BAB V PENUTUP 5.1
Kesimpulan Setelah melakukan analisis terhadap temuan-temuan di lapangan pada bab IV,
pada bab ini saya akan menyimpulkan seluruh temuan yang diperoleh dari hasil penelitian studi kasus kedukaan “X” mahasiswi Fakultas Teologi UKSW pasca kematian kedua orang tua. Bagian kesimpulan ini terdiri dari respon X terhadap kematian kedua orang tua dan tahapan-tahapan kedukaan X pasca kematian kedua orang tua. 5.1.1
Respon X terhadap Kematian Kedua Orang Tua Peristiwa kehilangan yang disebabkan karena kematian kedua orang tua sering
menimbulkan kedukaan bagi anak-anak yang ditinggalkan, dengan kata lain kedukaan merupakan respon terhadap kehilangan yang dihadapi oleh anak-anak. Kedukaan selalu mempengaruhi aspek fisik, mental, sosial dan spiritual dari penduka. Berdasarkan hasil penelitian terhadap kasus kehilangan yang disebabkan karena kematian kedua orang tua, X mengalami beberapa gejala. Gejala-gejala yang diperlihatkan oleh X dalam kasus ini memberikan informasi penting tentang bagaimana kedukaan yang dialami X sebagai respon terhadap kematian kedua orang tua, sambil mengingat bahwa kehilangan yang dihadapi masing-masing individu memiliki keunikan tersendiri.
1
Secara fisik, X memperlihatkan dua gejala sebagai respon kedukaannya yaitu menangis dan hiperaktif.

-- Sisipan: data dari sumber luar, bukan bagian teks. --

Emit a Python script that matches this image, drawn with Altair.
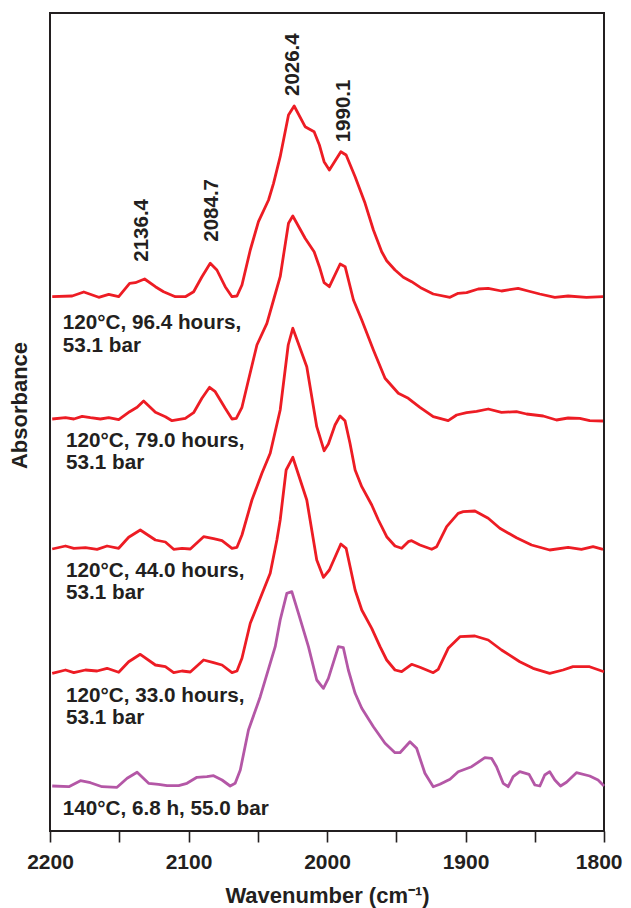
import altair as alt
import pandas as pd

# ---------------- data ----------------
series_names = ["96.4 h", "79.0 h", "44.0 h", "33.0 h", "6.8 h"]
series_offsets = [0.534, 0.412, 0.282, 0.160, 0.045]
series_colors = ["#ed1c24", "#ed1c24", "#ed1c24", "#ed1c24", "#b457a6"]

wn1 = [2198.4, 2184.0, 2175.6, 2164.8, 2157.6, 2150.4, 2142.5, 2138.4, 2131.7, 2123.9, 2118.0, 2109.5,
       2102.3, 2096.3, 2090.3, 2084.3, 2079.5, 2073.5, 2068.6, 2065.0, 2061.4, 2055.4, 2049.5, 2042.2,
       2038.6, 2033.8, 2027.8, 2023.7, 2015.8, 2009.3, 2005.5, 2002.1, 1998.3, 1990.0, 1986.2, 1979.7,
       1972.5, 1966.5, 1960.5, 1956.9, 1950.9, 1944.9, 1938.9, 1931.6, 1923.3, 1911.2, 1905.3, 1899.2,
       1890.8, 1883.6, 1874.0, 1862.0, 1854.8, 1846.4, 1835.5, 1825.9, 1812.7, 1800.7]
h1 = [0.3, 1, 5, -0.3, 2.7, 0.3, 13.7, 14.3, 18, 10.3, 5.3, 0.3,
      0.3, 5.3, 20.3, 33.7, 27, 10.3, 0.3, 1, 12, 47, 75.3, 97,
      113.7, 140.3, 182, 191, 170.3, 165.3, 152, 135.3, 127, 145.3, 142, 120.3,
      93.7, 67, 45.3, 36.3, 27, 19.7, 15.3, 8.7, 3, -0.3, 3.7, 4.3,
      8, 8.7, 6, 8.7, 6, 3, -0.3, 1, -0.3, 0.3]

wn2 = [2198.4, 2188.8, 2182.8, 2176.8, 2170.8, 2163.6, 2157.6, 2150.4, 2142.5, 2137.1, 2132.4, 2123.9,
       2116.7, 2111.9, 2102.3, 2096.3, 2090.3, 2084.8, 2080.7, 2073.5, 2068.6, 2065.5, 2061.4, 2056.7,
       2050.6, 2043.4, 2038.6, 2033.8, 2027.8, 2024.7, 2015.8, 2009.3, 2005.5, 2002.1, 1998.3, 1990.5,
       1986.9, 1980.9, 1974.9, 1966.5, 1958.1, 1948.5, 1941.3, 1932.9, 1923.3, 1912.5, 1906.4, 1899.2,
       1892.0, 1883.6, 1874.0, 1863.2, 1855.9, 1843.9, 1834.3, 1825.9, 1817.5, 1810.3, 1800.7]
h2 = [0, 1.3, 0, 2.7, 1.3, 0, 1.3, -0.7, 7.3, 11.7, 18, 6.7,
      2.3, -1.7, 0.7, 6.3, 20.7, 31.7, 27.3, 10.7, 0, 0.7, 11.7, 39,
      74, 95.7, 119, 142.3, 195.7, 203, 180.7, 167.3, 152.3, 136.3, 132.3, 155,
      152.3, 119, 99, 69, 40.7, 25.7, 20.7, 11.7, 2.3, -1.7, 4, 6.3,
      7.7, 10, 6.7, 7.3, 5, 3, -1, 1, 0.7, -1.7, -2]

wn3 = [2198.4, 2188.8, 2182.8, 2174.4, 2166.0, 2158.8, 2150.4, 2143.2, 2134.8, 2123.9, 2116.7, 2110.7,
       2104.7, 2098.7, 2089.1, 2081.9, 2075.8, 2068.6, 2065.0, 2061.4, 2054.2, 2047.0, 2041.0, 2033.8,
       2028.0, 2024.7, 2021.6, 2014.6, 2007.4, 2002.1, 1999.0, 1994.2, 1990.6, 1987.0, 1983.4, 1979.7,
       1974.9, 1967.7, 1962.9, 1956.9, 1950.9, 1946.1, 1941.3, 1938.9, 1932.9, 1924.4, 1920.8, 1913.6,
       1905.3, 1901.6, 1893.2, 1883.6, 1875.2, 1863.2, 1852.3, 1839.2, 1825.9, 1816.3, 1807.9, 1800.7]
h3 = [0, 3, 0.7, 1.3, -0.3, 3, 0.7, 11.7, 19, 9, 7, -0.3,
      0.7, 0, 12.3, 10.3, 8.3, 0.7, 1.7, 14, 49, 75.7, 95.7, 139,
      204, 220.7, 209, 182.3, 122.3, 98.3, 105, 124, 133, 128.3, 105.7, 79,
      62.3, 44, 29, 12.3, 3, 0.7, 7.3, 8.3, 4, -0.3, 2.3, 22.3,
      35.7, 37.3, 38, 30.7, 20.7, 11.3, 4, -1, 1.7, -0.3, 2.3, -0.3]

wn4 = [2198.4, 2188.8, 2182.8, 2174.4, 2166.0, 2158.8, 2150.4, 2143.2, 2134.8, 2123.9, 2116.7, 2110.7,
       2104.7, 2098.7, 2089.1, 2081.9, 2075.8, 2068.6, 2065.0, 2061.4, 2055.4, 2048.2, 2041.0, 2036.2,
       2033.8, 2029.5, 2024.7, 2014.6, 2007.4, 2002.6, 1998.3, 1990.0, 1986.2, 1979.7, 1974.9, 1967.7,
       1961.7, 1956.9, 1950.9, 1946.1, 1938.9, 1932.9, 1923.3, 1919.7, 1912.5, 1904.0, 1893.2, 1883.6,
       1874.0, 1860.8, 1851.2, 1839.2, 1829.6, 1822.4, 1810.4, 1800.0]
h4 = [-2.3, 1, -1.7, 1, 0, 2.7, -1.3, 9.3, 16.7, 6, 4.3, -1.7,
      0, -1, 11, 8.3, 6, -1.7, 0, 12.7, 47.7, 72.7, 97.7, 131,
      151, 201, 213.7, 171, 111, 93.7, 101, 127, 122.7, 81, 61, 42.7,
      24.3, 11, 1, -0.7, 6.7, 3.7, -1.7, 1.7, 22.7, 34.3, 35, 31,
      21, 9.3, 2.7, -2.3, 1, 4.3, 4.3, -0.7]

wn5 = [2198.4, 2186.4, 2178.0, 2170.8, 2162.4, 2151.6, 2144.3, 2137.1, 2128.8, 2121.6, 2115.5, 2107.1,
       2101.1, 2093.9, 2086.7, 2081.9, 2075.8, 2069.9, 2066.3, 2062.6, 2056.7, 2048.2, 2037.4, 2033.8,
       2029.0, 2025.4, 2020.6, 2013.4, 2007.4, 2002.6, 1999.0, 1991.8, 1988.2, 1984.6, 1979.7, 1974.9,
       1966.5, 1958.1, 1950.9, 1947.3, 1940.1, 1935.3, 1929.3, 1923.3, 1918.5, 1911.2, 1905.3, 1895.6,
       1886.0, 1881.2, 1877.6, 1872.8, 1869.2, 1865.6, 1860.8, 1854.1, 1849.9, 1846.3, 1842.8, 1839.2,
       1835.5, 1831.4, 1827.1, 1819.9, 1810.3, 1804.3, 1800.0]
h5 = [0, -0.7, 5.3, 3.3, -0.7, -1.3, 7.7, 13.7, 2.7, 1.7, 0.3, 0.3,
      2.7, 8.7, 9.3, 10.3, 6, 0, 2.7, 16, 56, 89.3, 139.3, 166,
      192.7, 194.3, 172.7, 139.3, 106, 97.7, 107.7, 139.3, 138.3, 116, 92.7, 77.7,
      59.3, 42.7, 33.3, 33.3, 44.3, 37.7, 12.7, -0.7, 1.7, 6.7, 14.3, 19.3,
      28.3, 27.7, 19.3, 2.7, -0.7, 9.3, 14.3, 11.7, 1, 0, 11, 14.3,
      6, 0, 3.7, 13.3, 10, 6, 0]

series_wn = [wn1, wn2, wn3, wn4, wn5]
series_h = [h1, h2, h3, h4, h5]  # heights above each trace's baseline, in 0.001 a.u.

# condition labels (multi-line) and their anchor positions
cond_text = [["120°C, 96.4 hours,", "53.1 bar"],
             ["120°C, 79.0 hours,", "53.1 bar"],
             ["120°C, 44.0 hours,", "53.1 bar"],
             ["120°C, 33.0 hours,", "53.1 bar"],
             ["140°C, 6.8 h, 55.0 bar"]]
cond_wn = [2190.8, 2188.4, 2188.4, 2188.4, 2190.8]
cond_y = [0.5017, 0.3843, 0.2543, 0.1293, 0.0160]

peak_text = ["2136.4", "2084.7", "2026.4", "1990.1"]
peak_wn = [2133.8, 2082.7, 2024.7, 1987.9]
peak_y = [0.5693, 0.5893, 0.7350, 0.6887]

x_ticks = [2200, 2150, 2100, 2050, 2000, 1950, 1900, 1850, 1800]

# ---------------- build tables ----------------
frames = []
for name, off, wn, h in zip(series_names, series_offsets, series_wn, series_h):
    d = pd.DataFrame({"wn": wn, "h": h})
    d["absorb"] = off + d["h"] / 1000.0
    d["series"] = name
    frames.append(d)
df = pd.concat(frames, ignore_index=True)

cond_df = pd.DataFrame({"wn": cond_wn, "absorb": cond_y, "label": cond_text})
peak_df = pd.DataFrame({"wn": peak_wn, "absorb": peak_y, "label": peak_text})

FONT = "Liberation Sans"
INK = "#231f20"

x_scale = alt.Scale(domain=[2200, 1800], nice=False, zero=False)
y_scale = alt.Scale(domain=[0, 0.818], nice=False, zero=False)

lines = alt.Chart(df).mark_line(strokeWidth=2.8, strokeJoin="round").encode(
    x=alt.X("wn:Q", scale=x_scale, title="Wavenumber (cm⁻¹)",
            axis=alt.Axis(values=x_ticks, format="d",
                          labelExpr="datum.value % 100 === 0 ? datum.label : ''",
                          tickSize=11, tickWidth=1.6, tickColor=INK,
                          labelFont=FONT, labelFontSize=21, labelFontWeight="bold",
                          labelColor=INK, labelBaseline="alphabetic", labelPadding=26,
                          labelFlush=False, labelOverlap=False,
                          labelAlign={"condition": {"test": "datum.value === 1800", "value": "right"},
                                      "value": "center"},
                          labelOffset={"condition": {"test": "datum.value === 1800", "value": 18},
                                       "value": 0},
                          domain=False, grid=False,
                          titleFont=FONT, titleFontSize=22, titleFontWeight="bold",
                          titleColor=INK, titleBaseline="alphabetic", titleY=71)),
    y=alt.Y("absorb:Q", scale=y_scale, title="Absorbance",
            axis=alt.Axis(labels=False, ticks=False, domain=False, grid=False,
                          titleFont=FONT, titleFontSize=22, titleFontWeight="bold",
                          titleColor=INK, titleAngle=270, titleAlign="center",
                          titleBaseline="middle", titleX=-30.5, titleY=392)),
    color=alt.Color("series:N", scale=alt.Scale(domain=series_names, range=series_colors),
                    legend=None),
    detail="series:N",
    order="wn:Q",
)

cond = alt.Chart(cond_df).mark_text(
    align="left", baseline="alphabetic", font=FONT, fontSize=20.7, fontWeight="bold",
    color=INK, lineHeight=22.5,
).encode(x=alt.X("wn:Q", scale=x_scale), y=alt.Y("absorb:Q", scale=y_scale), text="label")

peaks = alt.Chart(peak_df).mark_text(
    align="left", baseline="middle", angle=270, font=FONT, fontSize=20.5, fontWeight="bold",
    color=INK,
).encode(x=alt.X("wn:Q", scale=x_scale), y=alt.Y("absorb:Q", scale=y_scale), text="label:N")

chart = alt.layer(lines, cond, peaks).properties(
    width=554, height=818,
    autosize=alt.AutoSizeParams(type="none"),
    padding={"left": 42, "top": 5, "right": 19, "bottom": 77},
    background="white",
).configure_view(stroke=INK, strokeWidth=2)

chart.save("out.html", embed_options={"renderer": "svg", "actions": False})
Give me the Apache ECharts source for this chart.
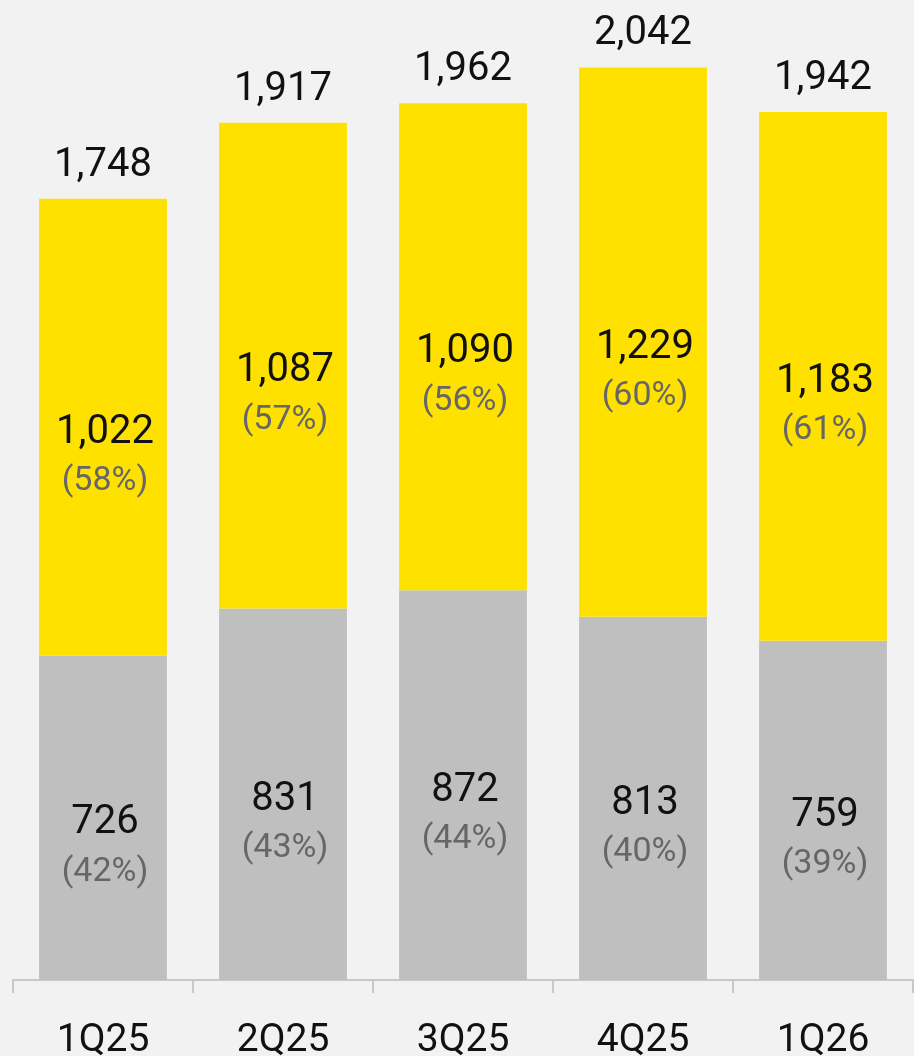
<!DOCTYPE html>
<html>
<head>
<meta charset="utf-8">
<style>
  html, body { margin: 0; padding: 0; background: #f2f2f2; }
  #chart { width: 914px; height: 1056px; }
</style>
<script src="https://cdn.jsdelivr.net/npm/echarts@6/dist/echarts.min.js"></script>
</head>
<body>
<div id="chart"></div>
<script>
var quarters = ['1Q25', '2Q25', '3Q25', '4Q25', '1Q26'];
var grayValues = [726, 831, 872, 813, 759];
var grayShares = [42, 43, 44, 40, 39];
var yellowValues = [1022, 1087, 1090, 1229, 1183];
var yellowShares = [58, 57, 56, 60, 61];
var totals = [1748, 1917, 1962, 2042, 1942];

var fontFamily = 'Roboto, "Noto Sans", sans-serif';

function fmt(v) {
    return v.toLocaleString('en-US');
}

function insideLabel(shares) {
    return {
        show: true,
        position: 'inside',
        offset: [2, 30],
        formatter: function (p) {
            return '{v|' + fmt(p.value) + '}\n{p|(' + shares[p.dataIndex] + '%)}';
        },
        rich: {
            v: { fontSize: 40, color: '#111', lineHeight: 49, fontFamily: fontFamily },
            p: { fontSize: 34, color: '#666', lineHeight: 49, fontFamily: fontFamily }
        }
    };
}

var chart = echarts.init(document.getElementById('chart'));

var option = {
    backgroundColor: '#f2f2f2',
    animation: false,
    grid: { left: 13, right: 1, top: 41.5, bottom: 76, outerBoundsMode: 'none', containLabel: false },
    xAxis: {
        type: 'category',
        data: quarters,
        axisLine: { lineStyle: { color: '#c8c8c8', width: 2 } },
        axisTick: { show: true, length: 13, lineStyle: { color: '#c8c8c8', width: 2 } },
        axisLabel: { color: '#111', fontSize: 39, margin: 42, fontFamily: fontFamily }
    },
    yAxis: {
        type: 'value',
        min: 0,
        max: 2100,
        show: false,
        splitLine: { show: false }
    },
    series: [
        {
            name: 'gray',
            type: 'bar',
            stack: 'total',
            data: grayValues,
            barCategoryGap: '29%',
            itemStyle: { color: '#bfbfbf' },
            label: insideLabel(grayShares)
        },
        {
            name: 'yellow',
            type: 'bar',
            stack: 'total',
            data: yellowValues,
            itemStyle: { color: '#ffe100' },
            label: insideLabel(yellowShares)
        },
        {
            // invisible bar to carry the total above each stack
            name: 'total',
            type: 'bar',
            stack: 'total',
            data: totals.map(function () { return 0; }),
            itemStyle: { color: 'transparent' },
            label: {
                show: true,
                position: 'top',
                distance: 13,
                color: '#111',
                fontSize: 40,
                fontFamily: fontFamily,
                formatter: function (p) { return fmt(totals[p.dataIndex]); }
            }
        }
    ]
};

chart.setOption(option);
</script>
</body>
</html>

Gejala menangis diperlihatkan X sebagai respon awal terhadap peristiwa kehilangan yang dialaminya, sehingga menangis menjadi gejala universal yang dilakukan oleh setiap penduka. Temuan lain yang saya peroleh ialah X sempat dilarang oleh ibunya untuk tidak menangis ketika kematian sang ayah, hal ini disebabkan karena dalam pandangan masyarakat tertentu menangis masih dianggap sebagai hal yang tidak perlu saat menghadapi kehilangan karena kematian. Selain menangis, X juga begitu hiperaktif dalam beraktivitas, hal ini dilakukan sebagai upaya untuk mengalihkan pikiran dan perhatian X terhadap peristiwa kehilangan yang dialami. Secara mental, X mengalami dua gejala yaitu: merasa sedih dan rindu akan seseorang atau sesuatu yang hilang. Gejala memimpikan kedua orang tua yang dialami X dipicu oleh rasa rindu terhadap kehadiran kedua orang tua. Kerinduan yang tidak tersampaikan sering menimbulkan perasaan sedih, karena semasa hidup X memiliki hubungan dekat dengan kedua orang tua yang telah meninggal. Secara sosial, gejala yang diperlihatkan X ialah berani untuk kembali bersosialisasi dengan lingkungannya, hal ini dilatarbelakangi oleh dua faktor yaitu kemauan X sendiri dan besarnya daya dukung dari lingkungan. Pada gejala ini terjadi kesenjangan dengan teori Worden, sehingga saya menyimpulkan bahwa perbedaan karakteristik setiap individu akan berimbas pada berbedanya cara menyikapi kehilangan yang dialami.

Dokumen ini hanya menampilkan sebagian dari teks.